The tax move that actually matters for freelancers: the S-corp election. Once your LLC nets roughly $50,000+ in profit, electing S-corp taxation can save $2,000–$8,000/year in self-employment tax. This has nothing to do with which state your LLC was formed in — it's a federal election available to any single-member LLC.
Freelancer LLC checklist
- Form in your home state unless you have a specific reason not to
- Get an EIN from the IRS (free, irs.gov/ein, 10 minutes)
- Open a separate business bank account immediately — commingling personal and business funds is the most common way freelancers lose their liability protection
- Draft a simple operating agreement (single-member template is fine)
- File your FinCEN BOI report within 30 days of formation
- Keep a simple income/expense log — even a spreadsheet works for most freelancers
- Set aside 25–30% of gross income for taxes if no employer is withholding for you
- Consider the S-corp election once you're consistently netting $50K+
Don’t want to file yourself? Northwest Registered Agent files your LLC for $39 + state fee and acts as your registered agent the first year free.
Frequently asked questions
Should a freelancer form an LLC?
Generally yes, once you're generating real income. The main benefits: liability protection (a client suing your LLC can't reach your personal assets), a separate business bank account for cleaner finances, and access to the S-corp election once profits exceed ~$50K. The main cost: state filing fees ($50–$500) and annual compliance. For most freelancers, the LLC cost is well worth it within a year of operation.
What state should a freelancer in New York form their LLC in?
New York, almost certainly. New York has a $200 filing fee and a quirky publication requirement ($400–$2,000 to publish in two local newspapers). It's expensive, but forming in Wyoming doesn't help — you'd still owe New York foreign registration fees and taxes because you work there. The one exception: if you're planning to leave New York soon, you might form in Wyoming now and register in NY temporarily. But that's a planning exercise, not a cost-saving one.

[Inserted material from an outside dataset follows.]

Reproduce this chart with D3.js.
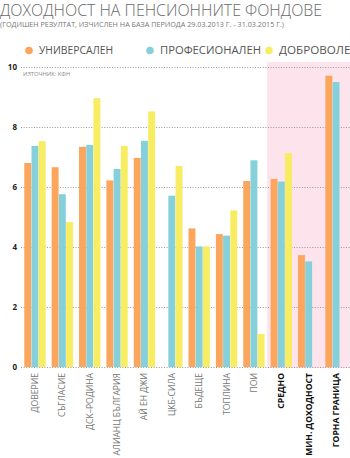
<!DOCTYPE html>
<html><head><meta charset="utf-8">
<script src="https://cdn.jsdelivr.net/npm/d3@7"></script>
<style>
html,body{margin:0;padding:0;background:#fff;}
svg{display:block;font-family:"Open Sans",sans-serif;}
</style></head>
<body><svg id="c" width="350" height="458"></svg>
<script>
const categories = ["ДОВЕРИЕ","СЪГЛАСИЕ","ДСК–РОДИНА","АЛИАНЦ БЪЛГАРИЯ","АЙ ЕН ДЖИ","ЦКБ-СИЛА","БЪДЕЩЕ","ТОПЛИНА","ПОИ","СРЕДНО","МИН. ДОХОДНОСТ","ГОРНА ГРАНИЦА"];
const boldCategories = ["СРЕДНО","МИН. ДОХОДНОСТ","ГОРНА ГРАНИЦА"];
const seriesNames = ["УНИВЕРСАЛЕН","ПРОФЕСИОНАЛЕН","ДОБРОВОЛЕН"];
const universal    = [6.80, 6.66, 7.34, 6.22, 6.97, null, 4.62, 4.43, 6.20, 6.27, 3.73, 9.71];
const professional = [7.37, 5.76, 7.40, 6.60, 7.54, 5.71, 4.02, 4.38, 6.89, 6.18, 3.52, 9.50];
const voluntary    = [7.53, 4.83, 8.96, 7.37, 8.52, 6.70, 4.02, 5.22, 1.10, 7.13, null, null];
const yTicks = [0, 2, 4, 6, 8, 10];
const colors = ["#fba65c", "#85d0db", "#f8ec62"];

const svg = d3.select("#c");
const seriesValues = [universal, professional, voluntary];

const x = d3.scaleBand().domain(categories).range([21, 350]).paddingInner(0.22).paddingOuter(0.12);
const xs = d3.scaleBand().domain(seriesNames).range([0, x.bandwidth()]).paddingInner(0.04);
const y = d3.scaleLinear().domain([0, 10]).range([367, 67]);

// highlight area
svg.append("rect")
  .attr("x", x("СРЕДНО") - x.step() * x.paddingInner() / 2 - 0.5)
  .attr("y", 62)
  .attr("width", 350)
  .attr("height", y(0) - 62 + 1)
  .attr("fill", "#fde4ec");

// title
svg.append("text").attr("x", 0).attr("y", 16)
  .attr("font-size", 15.5).attr("fill", "#6a6a6a").attr("font-weight", 300)
  .attr("textLength", 322).attr("lengthAdjust", "spacingAndGlyphs")
  .text("ДОХОДНОСТ НА ПЕНСИОННИТЕ ФОНДОВЕ");
svg.append("text").attr("x", 0).attr("y", 27)
  .attr("font-size", 6.6).attr("fill", "#777")
  .attr("textLength", 284).attr("lengthAdjust", "spacingAndGlyphs")
  .text("(ГОДИШЕН РЕЗУЛТАТ, ИЗЧИСЛЕН НА БАЗА ПЕРИОДА 29.03.2013 Г. - 31.03.2015 Г.)");

// legend
const legendX = [29, 150, 269];
const legendTextLen = [74, 101, 80];
seriesNames.forEach((s, i) => {
  svg.append("circle").attr("cx", legendX[i]).attr("cy", 50.5).attr("r", 3.8).attr("fill", colors[i]);
  svg.append("text").attr("x", legendX[i] + 10).attr("y", 54.3)
    .attr("font-size", 10).attr("fill", "#555")
    .attr("textLength", legendTextLen[i]).attr("lengthAdjust", "spacingAndGlyphs")
    .text(s);
});

// grid + y axis
const yAxis = d3.axisLeft(y).tickValues(yTicks).tickSize(-(350 - 21)).tickFormat(d3.format("d"));
const gy = svg.append("g").attr("transform", "translate(21,0)").call(yAxis);
gy.select(".domain").remove();
gy.selectAll(".tick line").attr("stroke", "#999").attr("stroke-dasharray", "1,1.6").attr("stroke-width", 1);
gy.selectAll(".tick text").attr("x", -4).attr("font-size", 8).attr("font-weight", 700)
  .attr("fill", "#222").attr("font-family", "'Open Sans',sans-serif");

svg.append("text").attr("x", 23).attr("y", 76).attr("font-size", 5.8).attr("fill", "#888")
  .text("ИЗТОЧНИК: КФН");

// bars
const rows = categories.map((c, i) => ({c, vals: seriesValues.map((sv, j) => ({s: seriesNames[j], v: sv[i], j}))}));
const g = svg.append("g").selectAll("g").data(rows).join("g")
  .attr("transform", d => `translate(${x(d.c)},0)`);
g.selectAll("rect").data(d => d.vals.filter(e => e.v != null)).join("rect")
  .attr("x", e => xs(e.s))
  .attr("width", xs.bandwidth())
  .attr("y", e => y(e.v))
  .attr("height", e => y(0) - y(e.v))
  .attr("fill", e => colors[e.j]);

// x axis labels
const xAxis = d3.axisBottom(x).tickSize(0);
const gx = svg.append("g").attr("transform", `translate(0,${y(0)})`).call(xAxis);
gx.select(".domain").remove();
gx.selectAll(".tick text")
  .attr("transform", "rotate(-90)")
  .attr("x", -6).attr("y", 0).attr("dy", "0.35em")
  .attr("text-anchor", "end")
  .attr("font-family", "'Open Sans',sans-serif")
  .attr("font-size", 8.6)
  .attr("font-weight", d => boldCategories.includes(d) ? 700 : 400)
  .attr("fill", d => boldCategories.includes(d) ? "#111" : "#777");
</script></body></html>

Do freelancers need to collect sales tax?
Usually no — most freelance services (design, writing, consulting, development, photography) aren't subject to sales tax in most states. Notable exceptions: some states tax digital products, some tax SaaS, and a handful tax certain professional services. Check your specific state's sales tax rules for the service category you're in. Selling physical products is a different matter — those are typically taxable.
Can a freelancer deduct LLC formation costs?
Yes. State filing fees, registered agent fees, operating agreement template costs, and attorney fees for LLC setup are deductible business expenses. They can be deducted in full in year 1 (up to $5,000 in organizational costs) or amortized over 15 years. Keep the receipts and track them in your books.
Is a single-member LLC good enough for a freelancer, or do I need a multi-member LLC?
A single-member LLC (SMLLC) is ideal for solo freelancers. It's simpler, has less paperwork, and is treated the same as a sole proprietorship for tax purposes by default. You only need a multi-member LLC if you have a business partner with ownership stake — at which point you'd form an LLC with them as co-members.
Do I need to live in the state where I form my LLC?
No — you can form an LLC in any state. But if you live and work in a different state, you'll usually need to register as a foreign LLC in your home state anyway. Most freelancers who form in Wyoming but live in California end up paying both states, which wipes out any Wyoming savings. The digital nomad exception: if you truly have no fixed home state, Wyoming or South Dakota are popular choices for establishing state domicile.